Even though I was introduced by one of her carers as her son, I’m thinking she assumed I was some sort of support worker just in for an afternoon visit.
So we sat and chatted and she told me she was well, comfortable and liked the staff.
Mostly, she said, she enjoyed the singing she and the other residents were involved with most afternoons.
As luck would have it, there was going to be some singing that afternoon. I was welcome to join in, she said. So I did.
Within 10 minutes, a group of us were sitting round the sides of a small lounge as a fellow from the outside world strummed away on his guitar.
I am proud to say my mum was lustily singing along with him.

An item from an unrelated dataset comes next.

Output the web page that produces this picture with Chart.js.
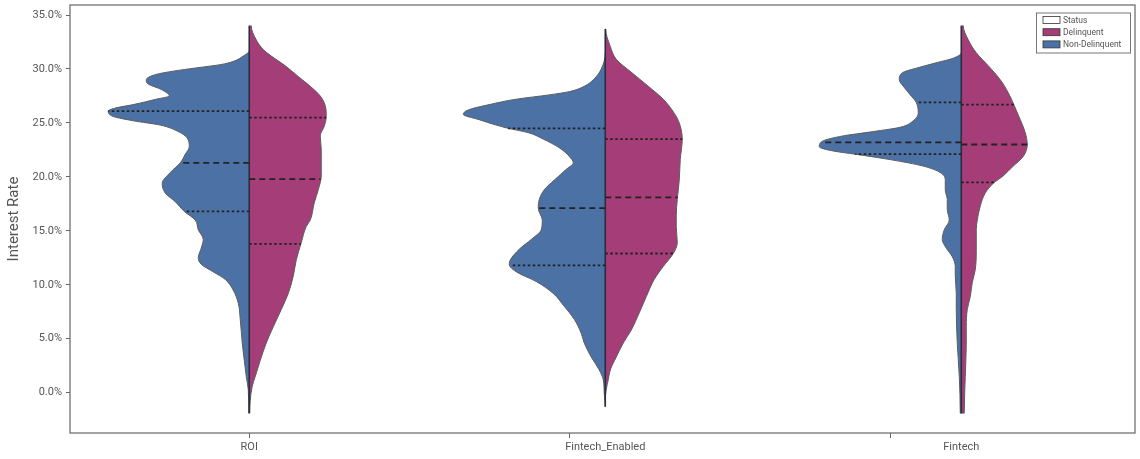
<!DOCTYPE html>
<html>
<head>
<meta charset="utf-8">
<title>Interest Rate by Platform and Status</title>
<script src="https://cdn.jsdelivr.net/npm/chart.js@4.4.0/dist/chart.umd.min.js"></script>
<style>
    html, body { margin: 0; padding: 0; background: #ffffff; }
    #wrap { width: 1140px; height: 459px; }
</style>
</head>
<body>
<div id="wrap"><canvas id="violinChart" width="1140" height="459"></canvas></div>
<script>
// categories and legend
var categories = ['ROI', 'Fintech_Enabled', 'Fintech'];
var legendTitle = 'Status';
var statusLabels = ['Delinquent', 'Non-Delinquent'];
var yTickValues = [0, 5, 10, 15, 20, 25, 30, 35];
var xTickMarks = [0, 0.9, 1.8];

// kde outlines: interest rate (%) and half-width density
var roiNonRate = [31.7, 31.2, 30.7, 30.4, 30.1, 29.8, 29.5, 29.0, 28.6, 28.1, 27.5, 27.2, 26.7, 26.4, 26.1, 25.6, 25.2, 24.8, 24.2, 23.6, 22.8, 22.1, 21.3, 20.4, 19.4, 18.5, 17.7, 16.8, 16.0, 15.1, 14.2, 13.4, 12.5, 11.9, 11.2, 10.5, 9.5, 8.3, 6.8, 4.6, 3.0, 1.5, 0.3, -1.9];
var roiNonDens = [0, 6, 16, 29, 53, 76, 93, 103, 101, 88, 80, 93, 116, 133, 141, 136, 116, 89, 71, 62, 60, 64, 69, 79, 87, 84, 74, 65, 54, 51, 46, 48, 51, 48, 36, 24, 16, 11, 9, 7, 5, 3, 1, 0.5];
var roiDelRate = [34.0, 32.7, 31.8, 31.2, 30.3, 29.3, 28.4, 27.5, 26.6, 25.6, 24.7, 23.8, 22.5, 21.3, 20.1, 18.8, 17.6, 16.0, 15.4, 13.9, 12.3, 10.8, 9.2, 7.7, 6.1, 4.6, 3.0, 1.5, 0.6, -0.7, -1.9];
var roiDelDens = [2, 7, 14, 22, 36, 49, 61, 71, 76, 77, 75, 71, 72, 72, 72, 69, 65, 61, 57, 52, 47, 44, 39, 32, 24, 17, 11, 6, 3, 1, 0.5];

var feNonRate = [31.5, 30.0, 29.0, 28.4, 27.9, 27.6, 27.2, 26.7, 26.2, 25.8, 25.3, 24.8, 24.5, 24.1, 23.5, 22.7, 21.9, 21.3, 20.7, 19.7, 18.8, 17.9, 17.1, 16.0, 15.1, 14.2, 13.3, 12.3, 11.9, 11.2, 10.3, 9.2, 8.0, 6.8, 5.5, 4.6, 3.3, 2.1, 1.2, -0.1, -1.3];
var feNonDens = [0, 4, 12, 21, 36, 56, 89, 116, 137, 142, 126, 109, 97, 77, 62, 46, 36, 32, 39, 51, 61, 66, 67, 63, 64, 74, 86, 95, 96, 89, 69, 52, 41, 31, 24, 21, 14, 6, 2, 1, 0];
var feDelRate = [33.7, 32.1, 30.9, 29.7, 28.4, 27.2, 25.9, 25.0, 23.5, 21.6, 19.7, 17.9, 16.4, 15.4, 13.9, 12.9, 11.7, 10.5, 8.9, 7.4, 5.8, 4.6, 3.3, 2.1, 1.2, 0.3, -0.7];
var feDelDens = [0.5, 5, 11, 26, 43, 58, 69, 74, 77, 75, 74, 72, 71, 71, 72, 68, 58, 49, 41, 34, 26, 18, 11, 5, 3, 1, 0];

var ftNonRate = [31.5, 31.0, 30.6, 30.1, 29.7, 29.0, 28.4, 27.6, 26.9, 25.9, 25.2, 24.6, 24.2, 23.8, 23.3, 22.8, 22.4, 22.1, 21.6, 21.0, 20.4, 19.7, 18.8, 17.9, 17.0, 16.0, 15.1, 14.2, 13.4, 12.6, 11.7, 10.8, 9.2, 7.7, 4.6, 1.5, -1.9];
var ftNonDens = [0, 8, 24, 44, 58, 62, 58, 51, 45, 43, 48, 61, 88, 118, 139, 142, 128, 106, 71, 38, 21, 16, 16, 14, 14, 12, 17, 19, 15, 9, 6, 6, 5, 5, 4, 2, 1];
var ftDelRate = [34.0, 32.7, 31.5, 30.3, 29.0, 27.8, 26.6, 25.3, 24.1, 23.0, 21.9, 21.0, 20.1, 19.4, 18.5, 17.3, 16.0, 15.1, 13.2, 11.4, 10.2, 8.9, 7.7, 6.1, 4.6, 1.5, -1.9];
var ftDelDens = [2, 7, 15, 27, 39, 47, 53, 59, 64, 66, 62, 52, 42, 32, 24, 19, 16, 15, 15, 14, 11, 9, 6, 5, 5, 4, 3];

// quartiles [q75, median, q25]
var roiNonQuart = [26.1, 21.3, 16.8];
var roiDelQuart = [25.5, 19.8, 13.8];
var feNonQuart = [24.5, 17.1, 11.8];
var feDelQuart = [23.5, 18.1, 12.9];
var ftNonQuart = [26.9, 23.2, 22.1];
var ftDelQuart = [26.7, 23.0, 19.5];

var BLUE = '#4c71a5';
var MAGENTA = '#a53e78';
var DENS_SCALE = 1 / 356;

var halves = [
    { cat: 0, side: -1, rate: roiNonRate, dens: roiNonDens, quart: roiNonQuart, color: BLUE },
    { cat: 0, side: 1, rate: roiDelRate, dens: roiDelDens, quart: roiDelQuart, color: MAGENTA },
    { cat: 1, side: -1, rate: feNonRate, dens: feNonDens, quart: feNonQuart, color: BLUE },
    { cat: 1, side: 1, rate: feDelRate, dens: feDelDens, quart: feDelQuart, color: MAGENTA },
    { cat: 2, side: -1, rate: ftNonRate, dens: ftNonDens, quart: ftNonQuart, color: BLUE },
    { cat: 2, side: 1, rate: ftDelRate, dens: ftDelDens, quart: ftDelQuart, color: MAGENTA }
];

function densAt(rate, dens, q) {
    for (var i = 0; i < rate.length - 1; i++) {
        if (q <= rate[i] && q >= rate[i + 1]) {
            var t = (rate[i] - q) / (rate[i] - rate[i + 1]);
            return dens[i] + t * (dens[i + 1] - dens[i]);
        }
    }
    return 0;
}

var datasets = [];

halves.forEach(function (h) {
    var pts = [{ x: h.cat, y: h.rate[0] }];
    for (var i = 0; i < h.rate.length; i++) {
        pts.push({ x: h.cat + h.side * h.dens[i] * DENS_SCALE, y: h.rate[i] });
    }
    pts.push({ x: h.cat, y: h.rate[h.rate.length - 1] });
    datasets.push({
        data: pts,
        backgroundColor: h.color,
        borderColor: '#5c5c5c',
        borderWidth: 1,
        fill: { value: h.cat },
        pointRadius: 0,
        cubicInterpolationMode: 'monotone',
        order: 3
    });

    h.quart.forEach(function (q, k) {
        var w = densAt(h.rate, h.dens, q);
        datasets.push({
            data: [{ x: h.cat, y: q }, { x: h.cat + h.side * w * DENS_SCALE, y: q }],
            borderColor: '#222222',
            borderWidth: 1.8,
            borderDash: k === 1 ? [6, 4] : [2.5, 2.5],
            fill: false,
            pointRadius: 0,
            order: 1
        });
    });
});

// center line of each violin
[0, 1, 2].forEach(function (c) {
    var sides = halves.filter(function (h) { return h.cat === c; });
    var top = Math.max(sides[0].rate[0], sides[1].rate[0]);
    var bottom = Math.min(sides[0].rate[sides[0].rate.length - 1], sides[1].rate[sides[1].rate.length - 1]);
    datasets.push({
        data: [{ x: c, y: top }, { x: c, y: bottom }],
        borderColor: '#2b2e40',
        borderWidth: 1.6,
        fill: false,
        pointRadius: 0,
        order: 2
    });
});

var frameAndLegend = {
    id: 'frameAndLegend',
    afterDraw: function (chart) {
        var ctx = chart.ctx;
        var a = chart.chartArea;
        ctx.save();
        ctx.strokeStyle = '#666666';
        ctx.lineWidth = 1.2;
        ctx.strokeRect(a.left, a.top, a.right - a.left, a.bottom - a.top);

        // legend box top right
        var bx = a.right - 99, by = a.top + 7.5, bw = 94, bh = 40;
        ctx.fillStyle = '#ffffff';
        ctx.fillRect(bx, by, bw, bh);
        ctx.strokeStyle = '#777777';
        ctx.lineWidth = 1;
        ctx.strokeRect(bx + 0.5, by + 0.5, bw, bh);
        var entries = [legendTitle].concat(statusLabels);
        var fills = ['#ffffff', MAGENTA, BLUE];
        ctx.font = '8.5px Roboto';
        ctx.textBaseline = 'middle';
        entries.forEach(function (lbl, i) {
            var cy = by + 7.5 + i * 12.2;
            ctx.fillStyle = fills[i];
            ctx.fillRect(bx + 7, cy - 3.5, 17, 7);
            ctx.strokeStyle = '#333333';
            ctx.lineWidth = 0.8;
            ctx.strokeRect(bx + 7, cy - 3.5, 17, 7);
            ctx.fillStyle = '#555555';
            ctx.fillText(lbl, bx + 27, cy + 0.5);
        });
        ctx.restore();
    }
};

document.addEventListener("DOMContentLoaded", function () {
    Chart.defaults.font.family = "Roboto, 'DejaVu Sans', sans-serif";

    new Chart(document.getElementById('violinChart'), {
        type: 'line',
        data: { datasets: datasets },
        options: {
            indexAxis: 'y',
            responsive: false,
            animation: false,
            events: [],
            layout: { padding: { top: 5, right: 5, left: 0, bottom: 0 } },
            plugins: {
                legend: { display: false },
                tooltip: { enabled: false }
            },
            scales: {
                x: {
                    type: 'linear',
                    min: -0.5035,
                    max: 2.488,
                    afterBuildTicks: function (scale) {
                        scale.ticks = [0, 0.9, 1, 1.8, 2].map(function (v) { return { value: v }; });
                    },
                    afterFit: function (scale) {
                        scale.height = 26;
                        scale.paddingLeft = 0;
                        scale.paddingRight = 0;
                    },
                    border: { display: false },
                    grid: {
                        drawOnChartArea: false,
                        tickLength: 5,
                        tickWidth: 1,
                        tickColor: function (c) {
                            return c.tick && xTickMarks.indexOf(c.tick.value) >= 0 ? '#666666' : 'rgba(0,0,0,0)';
                        }
                    },
                    ticks: {
                        autoSkip: false,
                        maxRotation: 0,
                        padding: 3,
                        color: '#555555',
                        font: { size: 11 },
                        callback: function (v) {
                            return Number.isInteger(v) ? categories[v] : '';
                        }
                    }
                },
                y: {
                    type: 'linear',
                    min: -3.737,
                    max: 35.93,
                    afterBuildTicks: function (scale) {
                        scale.ticks = yTickValues.map(function (v) { return { value: v }; });
                    },
                    afterFit: function (scale) {
                        scale.width = 70;
                        scale.paddingTop = 0;
                        scale.paddingBottom = 0;
                    },
                    border: { display: false },
                    grid: {
                        drawOnChartArea: false,
                        tickLength: 4,
                        tickWidth: 1,
                        tickColor: '#666666'
                    },
                    ticks: {
                        padding: 4,
                        color: '#555555',
                        font: { size: 11 },
                        callback: function (v) { return v.toFixed(1) + '%'; }
                    },
                    title: {
                        display: true,
                        text: 'Interest Rate',
                        color: '#555555',
                        font: { size: 15 },
                        padding: { top: 5, bottom: 0 }
                    }
                }
            }
        },
        plugins: [frameAndLegend]
    });
});
</script>
</body>
</html>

“I’ve sung at the Royal Albert Hall you know,” she said proudly.
I didn’t bother to clarify the point. She wasn’t hurting anyone. Besides, she may have actually done just that as a member of a London school choir or something like that.
On that basis, I can claim to have sung at the Sydney Opera House.
Technically, I just sang a few bars of God Defend New Zealand on the front steps while a bit tiddly on a golf trip but I think it still counts.
“Come on, sing,” Mum demanded of me as I sat beside her in the lounge, slipping off the pace.
Naturally, when your mum tells you to do something – even when you are 62 and have not long had a hip replaced – you do it, don’t you? So I got stuck in.
But there was a bit of a problem.
I didn’t know the song the bloke was singing. Nor, I’m pretty sure, did my mum.
So now we’ve got a singalong going where the bloke is singing one song, my mum is singing, well, basically whatever she wants at the top of her voice, and I’m trying to be a good boy and not let the side down.
In the end, I just started singing: “I don’t know the words, dah, dah, dah but I’m singing with my mum, daha dah dah.”
She heard me and started to laugh, a big deep belly laugh no less, which was no mean feat considering her own vocal performance seemed to continue unabated at the same time.
Eventually, the cacophony, er, I mean, the sweet, melodic symphony, came to an end, and Mum led the applause for the completely perplexed guitarist who must have wondered what on earth had just happened.
All too soon, it was time for me to leave. My mum shook my hand and said it was nice to have met me.
I watched her steer her walking frame back down the hallway to her room, singing loudly as she went.
It hurt she didn’t know who I was but at least I can take some comfort in the knowledge that if that turns out to be the last time I see her she was happy and content.
And, even though the dementia seems to be really taking hold now, we had a good laugh. Can’t ask for more than that.